Repercussão e interpretações
No meio político brasileiro, o episódio foi interpretado de diferentes formas. Para setores da oposição, a ida de Bolsonaro à embaixada e a existência de um texto de asilo demonstram que ele teme uma eventual responsabilização legal por suas ações à frente do governo. Já para apoiadores do ex-presidente, trata-se de uma precaução legítima diante de um ambiente que consideram hostil e judicialmente desequilibrado.
Especialistas em Direito Internacional lembram que o pedido de asilo só se concretiza juridicamente quando é formalmente apresentado ao país estrangeiro e aceito por este. Até esse momento, a simples permanência em uma representação diplomática não constitui violação legal, mas pode ser vista como movimento político com implicações simbólicas significativas.
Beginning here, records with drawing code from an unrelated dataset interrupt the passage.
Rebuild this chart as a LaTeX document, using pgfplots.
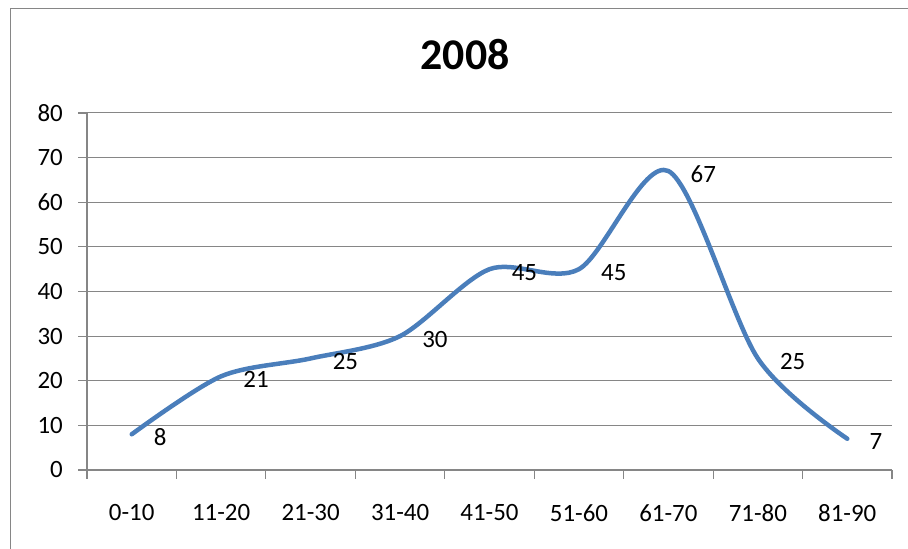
\documentclass[border=0pt]{standalone}
\usepackage{fontspec}
\setmainfont{Carlito}
\usepackage{pgfplots}
\pgfplotsset{compat=1.18}
\definecolor{serie}{HTML}{4A7EBB}
\definecolor{grille}{HTML}{868686}

\begin{document}
\begin{tikzpicture}[x=1bp,y=1bp]
\path[use as bounding box] (0,0) rectangle (908,549);
% chart area border (only left and top show)
\draw[grille, line width=1.2bp] (10.5,0) -- (10.5,540.5) -- (908,540.5);
\node[font=\fontsize{44}{48}\selectfont\bfseries] at (465,494) {2008};

\begin{axis}[
    at={(87bp,79bp)}, anchor=south west,
    scale only axis, width=805bp, height=357bp,
    xmin=-0.5, xmax=8.5, ymin=0, ymax=80,
    axis lines*=left,
    axis line style={grille, line width=1.2bp},
    tick align=outside,
    major tick length=9bp,
    tick style={grille, line width=1.2bp},
    xtick={-0.5,0.5,...,8.5},
    xticklabels={,,},
    extra x ticks={0,...,8},
    extra x tick labels={0-10,11-20,21-30,31-40,41-50,51-60,61-70,71-80,81-90},
    extra x tick style={major tick length=0pt},
    ytick={0,10,...,80},
    ymajorgrids,
    major grid style={grille, line width=1bp},
    /pgf/number format/assume math mode=true,
    ticklabel style={font=\fontsize{25}{29}\selectfont, text=black},
    yticklabel style={anchor=east, inner sep=0pt, xshift=-15bp},
    xticklabel style={anchor=north, inner sep=0pt, yshift=-34bp},
    clip=false,
]
    \addplot[
        serie, line width=4.5bp, smooth, tension=0.5,
        line cap=round, line join=round,
        nodes near coords,
        every node near coord/.append style={
            anchor=west, inner sep=0pt, xshift=20bp, yshift=-3bp,
            font=\fontsize{25}{29}\selectfont, text=black},
    ] coordinates {
        (0,8) (1,21) (2,25) (3,30) (4,45) (5,45) (6,67) (7,25) (8,7)
    };
\end{axis}
\end{tikzpicture}
\end{document}
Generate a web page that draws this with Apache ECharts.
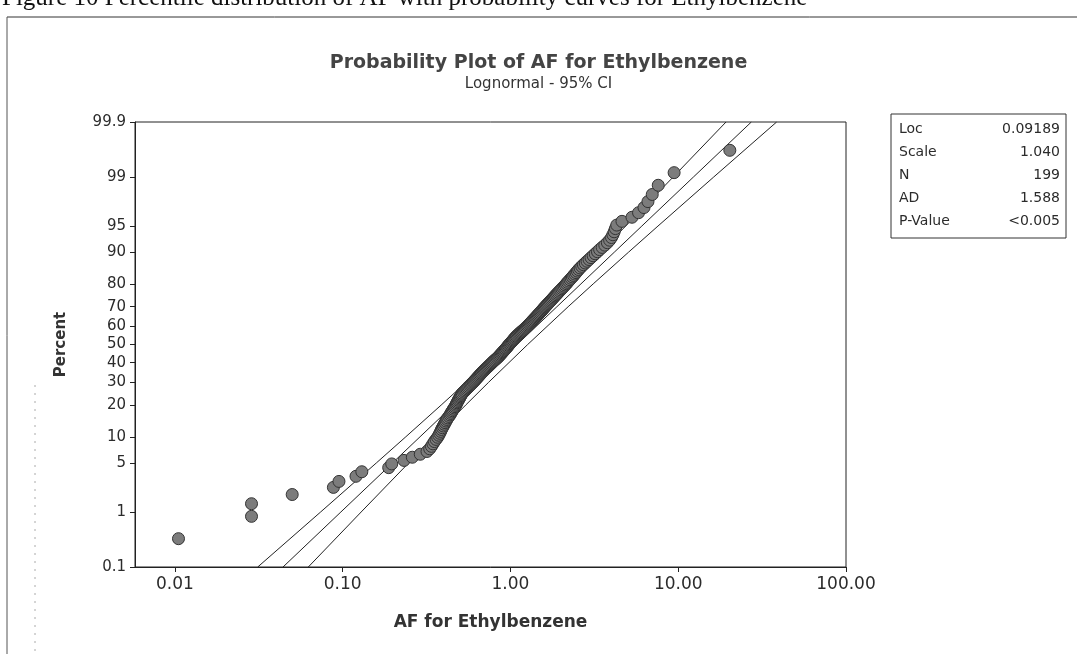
<!DOCTYPE html>
<html><head><meta charset="utf-8">
<script src="https://cdn.jsdelivr.net/npm/echarts@6/dist/echarts.min.js"></script>
<style>html,body{margin:0;padding:0;background:#fff}#c{width:1077px;height:654px}</style>
</head><body><div id="c"></div>
<script>
const afValues = [
0.0105,0.0286,0.0286,0.050,0.088,0.095,0.120,0.130,0.188,0.196,
0.232,0.260,0.290,0.318,0.330,0.338,0.345,0.352,0.360,0.368,
0.374,0.379,0.384,0.388,0.393,0.398,0.403,0.408,0.413,0.418,
0.423,0.430,0.436,0.441,0.446,0.451,0.456,0.462,0.467,0.472,
0.476,0.480,0.484,0.489,0.493,0.498,0.502,0.507,0.511,0.516,
0.525,0.533,0.541,0.549,0.557,0.565,0.574,0.582,0.590,0.599,
0.606,0.614,0.622,0.630,0.638,0.646,0.654,0.662,0.670,0.678,
0.688,0.697,0.706,0.716,0.726,0.736,0.746,0.756,0.766,0.776,
0.786,0.797,0.808,0.820,0.832,0.843,0.853,0.863,0.873,0.883,
0.893,0.903,0.913,0.923,0.933,0.943,0.953,0.963,0.973,0.983,
0.994,1.005,1.016,1.027,1.038,1.049,1.060,1.072,1.084,1.096,
1.112,1.128,1.144,1.160,1.177,1.194,1.211,1.228,1.245,1.262,
1.278,1.294,1.310,1.326,1.342,1.358,1.375,1.392,1.409,1.426,
1.444,1.462,1.480,1.498,1.516,1.535,1.554,1.573,1.592,1.612,
1.634,1.656,1.678,1.701,1.724,1.748,1.772,1.797,1.822,1.848,
1.876,1.904,1.932,1.962,1.992,2.023,2.055,2.088,2.122,2.156,
2.190,2.225,2.262,2.300,2.340,2.380,2.420,2.462,2.505,2.550,
2.60,2.66,2.72,2.79,2.86,2.94,3.02,3.11,3.20,3.30,
3.40,3.52,3.65,3.78,3.90,4.00,4.08,4.15,4.22,
4.30,4.62,5.30,5.80,6.25,6.60,7.00,7.60,9.45,20.3
];
// plotted percent (median rank) of each observation
const percentValues = [
0.35,0.85,1.35,1.86,2.36,2.86,3.36,3.86,4.36,4.86,
5.37,5.87,6.37,6.87,7.37,7.87,8.38,8.88,9.38,9.88,
10.38,10.88,11.38,11.89,12.39,12.89,13.39,13.89,14.39,14.90,
15.40,15.90,16.40,16.90,17.40,17.90,18.41,18.91,19.41,19.91,
20.41,20.91,21.41,21.92,22.42,22.92,23.42,23.92,24.42,24.92,
25.43,25.93,26.43,26.93,27.43,27.93,28.44,28.94,29.44,29.94,
30.44,30.94,31.45,31.95,32.45,32.95,33.45,33.95,34.45,34.95,
35.46,35.96,36.46,36.96,37.46,37.96,38.47,38.97,39.47,39.97,
40.47,40.97,41.47,41.98,42.48,42.98,43.48,43.98,44.48,44.99,
45.49,45.99,46.49,46.99,47.49,47.99,48.50,49.00,49.50,50.00,
50.50,51.00,51.50,52.01,52.51,53.01,53.51,54.01,54.51,55.02,
55.52,56.02,56.52,57.02,57.52,58.02,58.53,59.03,59.53,60.03,
60.53,61.03,61.53,62.04,62.54,63.04,63.54,64.04,64.54,65.05,
65.55,66.05,66.55,67.05,67.55,68.05,68.56,69.06,69.56,70.06,
70.56,71.06,71.56,72.07,72.57,73.07,73.57,74.07,74.57,75.08,
75.58,76.08,76.58,77.08,77.58,78.08,78.59,79.09,79.59,80.09,
80.59,81.09,81.59,82.10,82.60,83.10,83.60,84.10,84.60,85.11,
85.61,86.11,86.61,87.11,87.61,88.11,88.62,89.12,89.62,90.12,
90.62,91.12,91.62,92.13,92.63,93.13,93.63,94.13,94.63,
95.14,95.64,96.14,96.64,97.14,97.64,98.14,98.65,99.15,99.65
];
// fitted lognormal line and 95% CI (AF at given percent)
const ciPercents = [0.1,1,5,10,20,30,50,70,80,90,95,99,99.9];
const ciLower = [0.03115,0.07386,0.15874,0.23787,0.38613,0.54466,0.94876,1.62127,2.22332,3.4205,4.8593,9.3287,19.269];
const fitLine = [0.04407,0.09754,0.19813,0.28911,0.45685,0.63540,1.09624,1.89136,2.63056,4.1570,6.0654,12.3209,27.268];
const ciUpper = [0.06237,0.12882,0.24731,0.35134,0.54053,0.74126,1.26667,2.2065,3.1124,5.0521,7.5708,16.272,38.587];
const yTickPercents = [0.1,1,5,10,20,30,40,50,60,70,80,90,95,99,99.9];
const xTickValues = [0.01,0.1,1,10,100];
const statLabels = ['Loc','Scale','N','AD','P-Value'];
const statValues = ['0.09189','1.040','199','1.588','<0.005'];

function probit(p){
 const a=[-3.969683028665376e+01,2.209460984245205e+02,-2.759285104469687e+02,1.383577518672690e+02,-3.066479806614716e+01,2.506628277459239e+00];
 const b=[-5.447609879822406e+01,1.615858368580409e+02,-1.556989798598866e+02,6.680131188771972e+01,-1.328068155288572e+01];
 const c=[-7.784894002430293e-03,-3.223964580411365e-01,-2.400758277161838e+00,-2.549671010998854e+00,4.374664141464968e+00,2.938163982698783e+00];
 const d=[7.784695709041462e-03,3.224671290700398e-01,2.445134137142996e+00,3.754408661907416e+00];
 const pl=0.02425, ph=1-pl; let q,r;
 if(p<pl){q=Math.sqrt(-2*Math.log(p));return (((((c[0]*q+c[1])*q+c[2])*q+c[3])*q+c[4])*q+c[5])/((((d[0]*q+d[1])*q+d[2])*q+d[3])*q+1);}
 if(p<=ph){q=p-0.5;r=q*q;return (((((a[0]*r+a[1])*r+a[2])*r+a[3])*r+a[4])*r+a[5])*q/(((((b[0]*r+b[1])*r+b[2])*r+b[3])*r+b[4])*r+1);}
 q=Math.sqrt(-2*Math.log(1-p));return -(((((c[0]*q+c[1])*q+c[2])*q+c[3])*q+c[4])*q+c[5])/((((d[0]*q+d[1])*q+d[2])*q+d[3])*q+1);
}
const yTickZ = yTickPercents.map(p => probit(p/100));
const yMin = yTickZ[0], yMax = yTickZ[yTickZ.length-1];

const pts = afValues.map((v,i) => [v, probit(percentValues[i]/100)]);
const mkLine = arr => ciPercents.map((p,i) => [arr[i], probit(p/100)]);

const FONT = 'DejaVu Sans';
const TXT = '#2b2b2b';

const chart = echarts.init(document.getElementById('c'), null, {renderer:'canvas'});

const rowsY = [129,152,175,198,221];
const graphics = [
  {type:'text', left:2, top:-14, style:{text:'Figure 10 Percentile distribution of AF with probability curves for Ethylbenzene', font:'25px "Liberation Serif"', fill:'#111'}},
  {type:'line', shape:{x1:7,y1:17,x2:1077,y2:17}, style:{stroke:'#333', lineWidth:1}},
  {type:'line', shape:{x1:7,y1:17,x2:7,y2:654}, style:{stroke:'#555', lineWidth:1}},
  {type:'line', shape:{x1:35,y1:385,x2:35,y2:654}, style:{stroke:'#aaa', lineWidth:1, lineDash:[2,6]}},
  {type:'rect', shape:{x:891,y:114,width:175,height:124}, style:{fill:'#fff', stroke:'#333', lineWidth:1}}
];
statLabels.forEach((s,i) => {
  graphics.push({type:'text', x:899, y:rowsY[i], style:{text:s, font:'14px "'+FONT+'"', fill:TXT, textVerticalAlign:'middle', textAlign:'left'}});
  graphics.push({type:'text', x:1060, y:rowsY[i], style:{text:statValues[i], font:'14px "'+FONT+'"', fill:TXT, textVerticalAlign:'middle', textAlign:'right'}});
});

const lineStyle = {color:'#222', width:1};
chart.setOption({
  animation:false,
  backgroundColor:'#fff',
  title:{
    text:'Probability Plot of AF for Ethylbenzene',
    subtext:'Lognormal - 95% CI',
    left:'center', top:49, itemGap:4,
    textStyle:{fontFamily:FONT, fontSize:19, fontWeight:'bold', color:'#444'},
    subtextStyle:{fontFamily:FONT, fontSize:15, color:'#333'}
  },
  grid:{left:135, right:231, top:122, bottom:87, show:true, borderColor:'#222', borderWidth:1, backgroundColor:'#fff'},
  xAxis:{
    type:'log', logBase:10, min:0.00578, max:100,
    name:'AF for Ethylbenzene', nameLocation:'middle', nameGap:47,
    nameTextStyle:{fontFamily:FONT, fontSize:17, fontWeight:'bold', color:'#333'},
    axisLine:{show:true, onZero:false, lineStyle:{color:'#222'}},
    axisTick:{show:true, inside:false, length:5, lineStyle:{color:'#222'}},
    minorTick:{show:false},
    splitLine:{show:false},
    axisLabel:{showMinLabel:false, fontFamily:FONT, fontSize:17, color:TXT, margin:9,
      formatter:v => { for (const t of xTickValues) { if (Math.abs(Math.log10(v) - Math.log10(t)) < 1e-6) return t.toFixed(2);} return ''; }}
  },
  yAxis:{
    type:'value', min:yMin, max:yMax,
    name:'Percent', nameLocation:'middle', nameGap:66, nameRotate:90,
    nameTextStyle:{fontFamily:FONT, fontSize:15, fontWeight:'bold', color:'#333'},
    axisLine:{show:true, onZero:false, lineStyle:{color:'#222'}},
    axisTick:{show:true, length:5, lineStyle:{color:'#222'}, customValues:yTickZ},
    splitLine:{show:false},
    axisLabel:{fontFamily:FONT, fontSize:15, color:TXT, margin:9, customValues:yTickZ,
      formatter:v => { for (let i=0;i<yTickZ.length;i++){ if (Math.abs(yTickZ[i]-v) < 1e-6) return String(yTickPercents[i]); } return ''; }}
  },
  series:[
    {type:'line', data:mkLine(ciLower), showSymbol:false, symbol:'none', lineStyle, z:2, clip:true},
    {type:'line', data:mkLine(fitLine), showSymbol:false, symbol:'none', lineStyle, z:2, clip:true},
    {type:'line', data:mkLine(ciUpper), showSymbol:false, symbol:'none', lineStyle, z:2, clip:true},
    {type:'scatter', data:pts, symbol:'circle', symbolSize:12, z:3,
      itemStyle:{color:'#7c7c7c', borderColor:'#333', borderWidth:1, opacity:1}}
  ],
  graphic:graphics
});
</script></body></html>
Impacto sobre investigações em curso
O episódio reforça a atenção das autoridades brasileiras em torno dos passos do ex-presidente. A Polícia Federal segue conduzindo investigações que envolvem Bolsonaro em diversas frentes, e a estada na embaixada pode vir a ser incluída nas apurações como possível indício de intenção de obstrução de justiça ou fuga.
Juristas, no entanto, destacam que a elaboração ou revisão de um documento de asilo, por si só, não constitui crime. Trata-se de um direito previsto em convenções internacionais, ainda que politicamente controverso quando envolve líderes de Estado sob investigação.
Desdobramentos futuros
Com o episódio, cresce a expectativa em relação às movimentações futuras de Jair Bolsonaro e de sua equipe jurídica. A dúvida que paira entre aliados e adversários é se o ex-presidente voltará a recorrer a representações diplomáticas em caso de agravamento das investigações, ou se o episódio foi apenas um gesto isolado.
O caso também reacende o debate sobre o papel das embaixadas em cenários políticos e jurídicos internos, e sobre os limites entre proteção diplomática legítima e tentativa de escapar da jurisdição nacional.